WHAT THE EXERCISE ASKS |
Determine which lines contain the word "LaTeX", then copy those lines.

GIVEN ENTRIES |

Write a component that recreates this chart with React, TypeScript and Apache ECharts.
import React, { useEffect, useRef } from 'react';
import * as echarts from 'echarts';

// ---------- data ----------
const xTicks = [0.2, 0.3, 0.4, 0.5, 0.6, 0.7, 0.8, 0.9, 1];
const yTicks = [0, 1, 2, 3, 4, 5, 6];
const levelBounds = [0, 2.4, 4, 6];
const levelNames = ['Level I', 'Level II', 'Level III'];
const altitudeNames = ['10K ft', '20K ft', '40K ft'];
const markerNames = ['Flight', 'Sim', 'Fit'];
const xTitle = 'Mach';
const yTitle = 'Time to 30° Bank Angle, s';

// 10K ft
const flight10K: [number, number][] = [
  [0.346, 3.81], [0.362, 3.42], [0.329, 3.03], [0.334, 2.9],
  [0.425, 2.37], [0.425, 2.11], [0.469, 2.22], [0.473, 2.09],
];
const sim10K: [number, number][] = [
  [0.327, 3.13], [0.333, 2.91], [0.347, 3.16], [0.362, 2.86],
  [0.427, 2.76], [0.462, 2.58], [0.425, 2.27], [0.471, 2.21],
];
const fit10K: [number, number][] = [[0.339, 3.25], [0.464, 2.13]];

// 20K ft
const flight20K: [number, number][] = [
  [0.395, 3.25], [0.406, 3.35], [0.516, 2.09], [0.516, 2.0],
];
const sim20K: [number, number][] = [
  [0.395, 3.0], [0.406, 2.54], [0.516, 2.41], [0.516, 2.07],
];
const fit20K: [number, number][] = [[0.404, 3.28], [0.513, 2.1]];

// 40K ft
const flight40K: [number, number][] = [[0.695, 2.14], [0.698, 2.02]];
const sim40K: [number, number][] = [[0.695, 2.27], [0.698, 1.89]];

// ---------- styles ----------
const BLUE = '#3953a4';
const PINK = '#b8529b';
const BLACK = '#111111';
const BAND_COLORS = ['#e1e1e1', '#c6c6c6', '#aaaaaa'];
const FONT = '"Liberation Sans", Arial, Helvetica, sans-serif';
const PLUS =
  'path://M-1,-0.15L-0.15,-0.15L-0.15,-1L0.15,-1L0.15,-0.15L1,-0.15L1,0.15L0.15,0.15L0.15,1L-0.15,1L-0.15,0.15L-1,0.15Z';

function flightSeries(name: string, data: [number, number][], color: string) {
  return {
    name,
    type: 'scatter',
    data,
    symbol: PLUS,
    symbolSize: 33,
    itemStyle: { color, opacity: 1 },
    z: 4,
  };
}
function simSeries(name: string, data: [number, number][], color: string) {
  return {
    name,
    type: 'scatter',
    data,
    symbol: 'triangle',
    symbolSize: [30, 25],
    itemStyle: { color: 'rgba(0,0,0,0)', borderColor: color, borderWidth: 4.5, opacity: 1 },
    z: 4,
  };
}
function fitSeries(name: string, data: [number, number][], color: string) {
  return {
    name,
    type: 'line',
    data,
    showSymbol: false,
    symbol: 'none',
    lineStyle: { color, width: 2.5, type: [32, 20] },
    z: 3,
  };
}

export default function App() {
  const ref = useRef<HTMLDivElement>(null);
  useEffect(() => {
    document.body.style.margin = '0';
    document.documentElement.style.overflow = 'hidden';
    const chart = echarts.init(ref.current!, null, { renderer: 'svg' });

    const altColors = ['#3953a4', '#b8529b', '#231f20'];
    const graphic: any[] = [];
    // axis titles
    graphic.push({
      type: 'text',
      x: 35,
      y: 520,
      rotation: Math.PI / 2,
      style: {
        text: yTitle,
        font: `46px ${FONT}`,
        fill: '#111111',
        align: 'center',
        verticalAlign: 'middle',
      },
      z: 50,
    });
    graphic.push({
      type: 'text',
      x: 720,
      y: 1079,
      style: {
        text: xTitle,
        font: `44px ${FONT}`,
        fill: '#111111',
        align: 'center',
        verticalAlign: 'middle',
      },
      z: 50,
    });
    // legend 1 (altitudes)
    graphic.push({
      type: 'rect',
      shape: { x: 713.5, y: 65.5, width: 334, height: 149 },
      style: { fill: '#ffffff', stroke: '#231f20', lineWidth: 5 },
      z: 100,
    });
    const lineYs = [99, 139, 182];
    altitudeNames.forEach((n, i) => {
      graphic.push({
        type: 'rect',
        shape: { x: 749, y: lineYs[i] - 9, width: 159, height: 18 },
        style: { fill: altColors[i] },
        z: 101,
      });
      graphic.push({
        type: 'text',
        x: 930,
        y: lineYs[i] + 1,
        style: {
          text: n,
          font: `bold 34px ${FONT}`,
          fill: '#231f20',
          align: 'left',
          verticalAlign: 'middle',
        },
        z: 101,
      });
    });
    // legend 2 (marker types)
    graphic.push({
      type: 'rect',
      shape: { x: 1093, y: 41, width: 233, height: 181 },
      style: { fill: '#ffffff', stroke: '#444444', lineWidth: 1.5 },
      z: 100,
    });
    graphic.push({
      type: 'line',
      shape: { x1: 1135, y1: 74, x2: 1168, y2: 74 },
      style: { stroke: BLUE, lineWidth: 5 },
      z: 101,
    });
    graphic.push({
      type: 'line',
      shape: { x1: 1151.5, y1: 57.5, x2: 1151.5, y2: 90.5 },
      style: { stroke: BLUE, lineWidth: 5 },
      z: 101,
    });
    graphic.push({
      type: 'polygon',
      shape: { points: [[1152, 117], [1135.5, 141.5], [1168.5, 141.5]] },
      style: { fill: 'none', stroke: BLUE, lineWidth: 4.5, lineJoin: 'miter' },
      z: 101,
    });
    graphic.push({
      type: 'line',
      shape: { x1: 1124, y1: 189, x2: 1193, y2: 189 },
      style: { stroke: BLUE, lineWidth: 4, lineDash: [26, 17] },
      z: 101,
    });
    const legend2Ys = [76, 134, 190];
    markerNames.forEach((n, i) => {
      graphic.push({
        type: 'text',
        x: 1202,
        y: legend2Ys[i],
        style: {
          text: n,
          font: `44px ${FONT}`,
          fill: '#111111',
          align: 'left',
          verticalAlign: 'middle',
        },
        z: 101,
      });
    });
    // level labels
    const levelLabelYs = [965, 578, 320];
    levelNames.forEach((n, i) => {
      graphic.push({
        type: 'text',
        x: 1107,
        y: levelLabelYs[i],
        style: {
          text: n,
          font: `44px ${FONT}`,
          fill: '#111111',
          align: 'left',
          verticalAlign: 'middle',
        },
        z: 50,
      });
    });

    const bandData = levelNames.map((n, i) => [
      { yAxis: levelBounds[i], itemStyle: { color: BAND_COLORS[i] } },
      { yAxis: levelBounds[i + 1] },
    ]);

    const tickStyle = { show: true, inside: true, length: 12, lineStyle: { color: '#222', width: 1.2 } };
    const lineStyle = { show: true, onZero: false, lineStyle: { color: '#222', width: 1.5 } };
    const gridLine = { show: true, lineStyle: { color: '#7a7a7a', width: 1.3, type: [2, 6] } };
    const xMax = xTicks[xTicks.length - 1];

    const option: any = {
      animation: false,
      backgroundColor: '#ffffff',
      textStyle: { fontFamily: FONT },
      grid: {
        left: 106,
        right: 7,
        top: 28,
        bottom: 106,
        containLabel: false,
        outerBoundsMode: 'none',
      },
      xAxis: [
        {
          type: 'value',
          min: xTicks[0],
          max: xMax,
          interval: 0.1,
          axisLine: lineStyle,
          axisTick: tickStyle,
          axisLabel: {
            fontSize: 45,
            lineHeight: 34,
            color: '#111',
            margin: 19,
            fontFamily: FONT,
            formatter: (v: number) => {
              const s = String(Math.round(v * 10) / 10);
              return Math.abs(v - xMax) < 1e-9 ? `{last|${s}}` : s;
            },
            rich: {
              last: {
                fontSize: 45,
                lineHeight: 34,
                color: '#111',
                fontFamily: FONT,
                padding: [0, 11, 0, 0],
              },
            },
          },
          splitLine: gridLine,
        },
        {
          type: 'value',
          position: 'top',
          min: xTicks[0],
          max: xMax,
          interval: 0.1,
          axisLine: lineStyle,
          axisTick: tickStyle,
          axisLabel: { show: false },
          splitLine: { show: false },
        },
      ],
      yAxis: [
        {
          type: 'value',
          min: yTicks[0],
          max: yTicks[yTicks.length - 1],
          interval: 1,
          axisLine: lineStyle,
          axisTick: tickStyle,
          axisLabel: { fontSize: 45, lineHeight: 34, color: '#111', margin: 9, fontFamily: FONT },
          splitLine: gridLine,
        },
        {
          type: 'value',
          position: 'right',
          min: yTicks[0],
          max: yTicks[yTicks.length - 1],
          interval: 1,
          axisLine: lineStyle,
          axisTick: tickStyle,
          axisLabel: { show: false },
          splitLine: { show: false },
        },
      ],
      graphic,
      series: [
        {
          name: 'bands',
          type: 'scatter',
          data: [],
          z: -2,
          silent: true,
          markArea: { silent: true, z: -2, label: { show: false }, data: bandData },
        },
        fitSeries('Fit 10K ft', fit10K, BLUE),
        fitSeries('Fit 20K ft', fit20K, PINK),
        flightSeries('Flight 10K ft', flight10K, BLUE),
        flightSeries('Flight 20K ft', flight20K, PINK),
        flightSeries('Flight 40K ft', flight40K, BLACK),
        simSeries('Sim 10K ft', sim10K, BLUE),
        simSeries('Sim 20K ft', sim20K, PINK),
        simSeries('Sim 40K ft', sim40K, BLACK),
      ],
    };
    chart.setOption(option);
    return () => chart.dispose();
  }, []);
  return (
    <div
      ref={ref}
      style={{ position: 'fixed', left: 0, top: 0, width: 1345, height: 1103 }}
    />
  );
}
---
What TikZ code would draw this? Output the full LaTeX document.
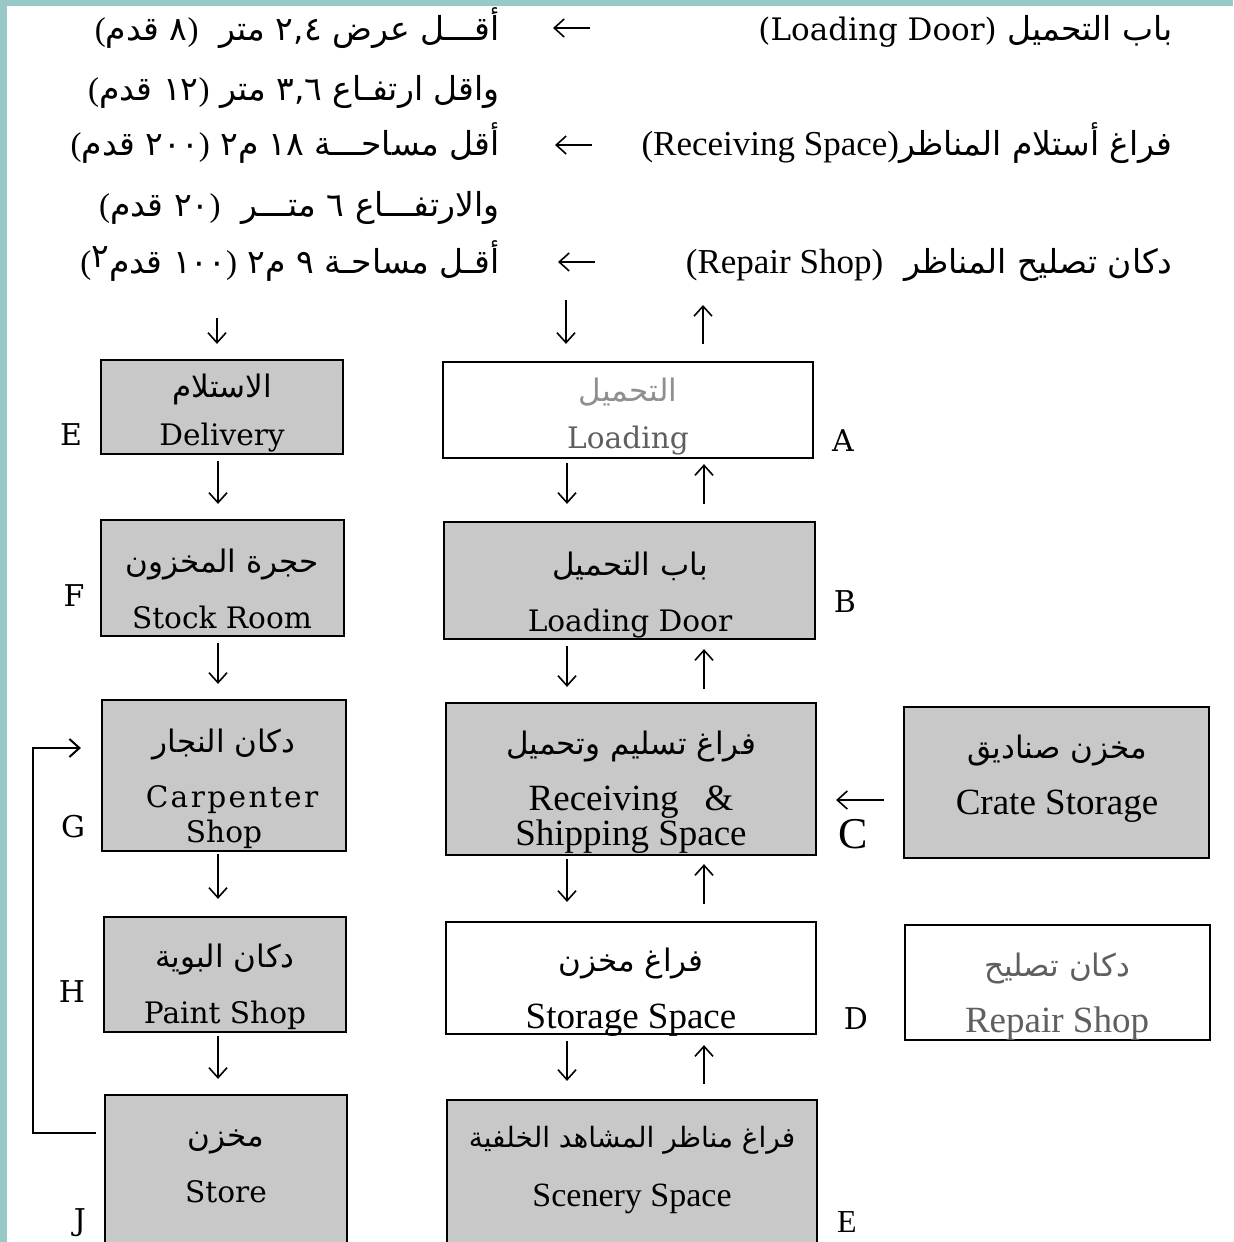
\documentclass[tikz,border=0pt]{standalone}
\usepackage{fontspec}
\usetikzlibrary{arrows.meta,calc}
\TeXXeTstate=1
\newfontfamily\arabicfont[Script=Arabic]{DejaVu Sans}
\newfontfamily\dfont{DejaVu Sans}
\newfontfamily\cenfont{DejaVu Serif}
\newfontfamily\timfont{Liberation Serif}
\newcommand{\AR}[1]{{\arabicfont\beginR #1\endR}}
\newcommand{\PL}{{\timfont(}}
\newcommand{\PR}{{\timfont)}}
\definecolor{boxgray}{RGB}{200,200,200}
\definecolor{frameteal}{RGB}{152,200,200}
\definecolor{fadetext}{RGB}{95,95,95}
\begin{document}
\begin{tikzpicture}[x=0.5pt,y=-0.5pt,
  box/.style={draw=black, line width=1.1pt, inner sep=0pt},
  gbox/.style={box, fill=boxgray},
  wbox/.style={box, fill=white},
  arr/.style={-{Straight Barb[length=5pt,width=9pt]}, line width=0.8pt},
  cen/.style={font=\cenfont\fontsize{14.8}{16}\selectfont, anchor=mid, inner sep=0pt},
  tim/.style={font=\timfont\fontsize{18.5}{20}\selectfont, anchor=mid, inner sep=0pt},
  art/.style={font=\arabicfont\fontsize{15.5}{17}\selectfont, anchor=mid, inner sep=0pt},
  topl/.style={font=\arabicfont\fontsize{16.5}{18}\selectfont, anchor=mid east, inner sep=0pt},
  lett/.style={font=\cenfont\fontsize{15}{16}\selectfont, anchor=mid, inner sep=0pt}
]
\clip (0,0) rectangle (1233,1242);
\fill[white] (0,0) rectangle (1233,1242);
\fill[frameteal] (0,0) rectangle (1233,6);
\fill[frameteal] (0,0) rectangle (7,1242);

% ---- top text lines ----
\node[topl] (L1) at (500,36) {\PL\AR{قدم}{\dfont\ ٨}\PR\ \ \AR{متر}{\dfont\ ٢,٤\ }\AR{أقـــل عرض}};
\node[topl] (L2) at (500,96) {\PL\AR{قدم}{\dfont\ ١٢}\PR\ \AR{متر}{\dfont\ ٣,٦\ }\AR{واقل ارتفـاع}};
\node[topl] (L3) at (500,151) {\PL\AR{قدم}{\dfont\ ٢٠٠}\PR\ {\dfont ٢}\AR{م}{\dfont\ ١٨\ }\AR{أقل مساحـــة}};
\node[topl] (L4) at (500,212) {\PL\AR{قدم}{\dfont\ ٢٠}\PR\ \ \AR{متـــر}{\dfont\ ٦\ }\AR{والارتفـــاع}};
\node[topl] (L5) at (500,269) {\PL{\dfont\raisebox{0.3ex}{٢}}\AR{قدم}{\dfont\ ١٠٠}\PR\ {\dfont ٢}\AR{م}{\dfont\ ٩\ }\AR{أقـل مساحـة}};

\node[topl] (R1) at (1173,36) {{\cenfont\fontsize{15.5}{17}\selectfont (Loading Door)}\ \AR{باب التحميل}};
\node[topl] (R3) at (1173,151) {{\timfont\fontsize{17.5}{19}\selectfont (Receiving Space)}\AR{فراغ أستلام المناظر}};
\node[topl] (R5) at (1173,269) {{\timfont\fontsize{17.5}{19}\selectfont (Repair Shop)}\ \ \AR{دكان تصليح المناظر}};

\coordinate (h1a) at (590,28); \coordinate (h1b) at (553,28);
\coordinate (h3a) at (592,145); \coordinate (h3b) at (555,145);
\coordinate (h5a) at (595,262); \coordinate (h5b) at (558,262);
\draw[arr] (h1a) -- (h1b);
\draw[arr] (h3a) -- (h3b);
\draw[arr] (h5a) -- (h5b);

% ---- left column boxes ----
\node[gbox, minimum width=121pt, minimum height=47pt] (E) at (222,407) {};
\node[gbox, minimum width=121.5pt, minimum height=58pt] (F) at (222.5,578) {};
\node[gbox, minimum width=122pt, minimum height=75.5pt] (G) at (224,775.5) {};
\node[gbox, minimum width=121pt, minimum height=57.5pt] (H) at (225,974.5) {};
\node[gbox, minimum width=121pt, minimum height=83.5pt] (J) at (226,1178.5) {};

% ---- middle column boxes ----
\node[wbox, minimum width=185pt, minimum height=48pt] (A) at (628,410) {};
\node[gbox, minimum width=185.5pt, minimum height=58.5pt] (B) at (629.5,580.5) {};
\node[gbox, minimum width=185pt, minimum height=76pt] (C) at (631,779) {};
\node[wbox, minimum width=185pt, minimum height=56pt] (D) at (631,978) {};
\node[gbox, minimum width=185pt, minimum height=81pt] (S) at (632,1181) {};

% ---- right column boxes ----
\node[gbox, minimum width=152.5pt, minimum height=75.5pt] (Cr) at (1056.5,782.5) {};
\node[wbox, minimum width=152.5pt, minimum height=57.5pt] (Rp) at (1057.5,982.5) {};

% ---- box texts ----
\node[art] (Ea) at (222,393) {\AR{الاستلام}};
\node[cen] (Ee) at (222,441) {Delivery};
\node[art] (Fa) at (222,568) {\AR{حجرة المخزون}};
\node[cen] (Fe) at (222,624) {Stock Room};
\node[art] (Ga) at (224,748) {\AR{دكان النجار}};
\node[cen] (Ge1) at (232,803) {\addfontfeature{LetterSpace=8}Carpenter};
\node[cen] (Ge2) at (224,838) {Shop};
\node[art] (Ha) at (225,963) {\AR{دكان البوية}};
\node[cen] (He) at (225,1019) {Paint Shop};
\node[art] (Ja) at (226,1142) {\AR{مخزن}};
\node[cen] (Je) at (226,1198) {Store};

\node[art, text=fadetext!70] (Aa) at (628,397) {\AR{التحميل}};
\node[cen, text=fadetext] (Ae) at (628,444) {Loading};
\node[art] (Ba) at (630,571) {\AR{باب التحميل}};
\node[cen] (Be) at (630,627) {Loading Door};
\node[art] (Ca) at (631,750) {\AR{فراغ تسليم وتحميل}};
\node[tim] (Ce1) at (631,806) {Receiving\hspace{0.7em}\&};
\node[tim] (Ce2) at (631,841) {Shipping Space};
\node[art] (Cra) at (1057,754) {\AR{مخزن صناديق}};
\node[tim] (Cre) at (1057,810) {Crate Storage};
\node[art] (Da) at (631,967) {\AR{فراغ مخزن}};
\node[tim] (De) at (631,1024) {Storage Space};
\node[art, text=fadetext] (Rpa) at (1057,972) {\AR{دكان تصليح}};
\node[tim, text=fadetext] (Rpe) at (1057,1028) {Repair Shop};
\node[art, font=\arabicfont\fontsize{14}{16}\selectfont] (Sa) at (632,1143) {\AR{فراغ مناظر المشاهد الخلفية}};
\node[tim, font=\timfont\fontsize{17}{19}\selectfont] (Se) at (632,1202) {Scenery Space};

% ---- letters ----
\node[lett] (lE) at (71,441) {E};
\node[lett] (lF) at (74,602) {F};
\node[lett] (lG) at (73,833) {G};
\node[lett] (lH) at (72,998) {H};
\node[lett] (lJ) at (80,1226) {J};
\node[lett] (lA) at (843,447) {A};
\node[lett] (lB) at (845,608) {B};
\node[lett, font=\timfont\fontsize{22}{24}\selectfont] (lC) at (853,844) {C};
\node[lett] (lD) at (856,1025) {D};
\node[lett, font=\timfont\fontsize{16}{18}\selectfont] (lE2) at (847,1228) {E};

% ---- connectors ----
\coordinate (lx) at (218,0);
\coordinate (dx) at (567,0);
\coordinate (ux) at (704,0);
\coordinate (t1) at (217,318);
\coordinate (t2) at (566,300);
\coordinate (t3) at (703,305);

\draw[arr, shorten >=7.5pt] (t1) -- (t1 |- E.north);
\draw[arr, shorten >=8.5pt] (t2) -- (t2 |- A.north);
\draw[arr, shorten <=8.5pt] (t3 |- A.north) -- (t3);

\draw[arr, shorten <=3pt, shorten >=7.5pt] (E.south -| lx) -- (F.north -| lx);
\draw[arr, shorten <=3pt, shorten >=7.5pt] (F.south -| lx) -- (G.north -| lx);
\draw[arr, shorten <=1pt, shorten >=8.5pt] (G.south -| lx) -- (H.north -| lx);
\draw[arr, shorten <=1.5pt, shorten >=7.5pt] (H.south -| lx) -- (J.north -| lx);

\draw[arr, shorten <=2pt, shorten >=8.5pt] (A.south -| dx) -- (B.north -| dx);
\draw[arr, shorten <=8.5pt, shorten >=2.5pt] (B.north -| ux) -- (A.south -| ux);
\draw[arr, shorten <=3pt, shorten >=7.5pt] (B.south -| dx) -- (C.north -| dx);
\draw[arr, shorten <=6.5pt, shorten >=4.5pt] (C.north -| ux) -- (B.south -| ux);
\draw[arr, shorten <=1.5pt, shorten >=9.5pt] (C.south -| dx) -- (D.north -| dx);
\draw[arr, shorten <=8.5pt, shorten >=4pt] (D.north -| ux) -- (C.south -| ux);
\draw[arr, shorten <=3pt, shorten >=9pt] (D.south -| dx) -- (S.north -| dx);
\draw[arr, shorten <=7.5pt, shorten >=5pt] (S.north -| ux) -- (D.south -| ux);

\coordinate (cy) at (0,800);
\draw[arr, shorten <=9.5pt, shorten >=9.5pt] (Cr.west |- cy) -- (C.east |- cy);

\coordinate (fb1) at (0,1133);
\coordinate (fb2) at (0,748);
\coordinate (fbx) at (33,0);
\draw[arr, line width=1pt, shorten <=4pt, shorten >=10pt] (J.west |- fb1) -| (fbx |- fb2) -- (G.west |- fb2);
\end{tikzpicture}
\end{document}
...
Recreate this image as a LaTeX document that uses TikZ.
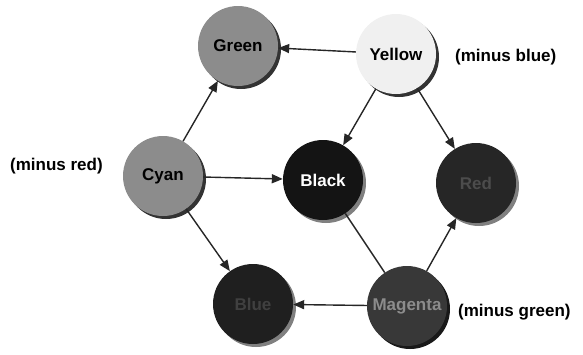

EXPECTED OUTPUT |
What TikZ code would draw this? Output the full LaTeX document.
Recreate this image as a LaTeX document that uses TikZ.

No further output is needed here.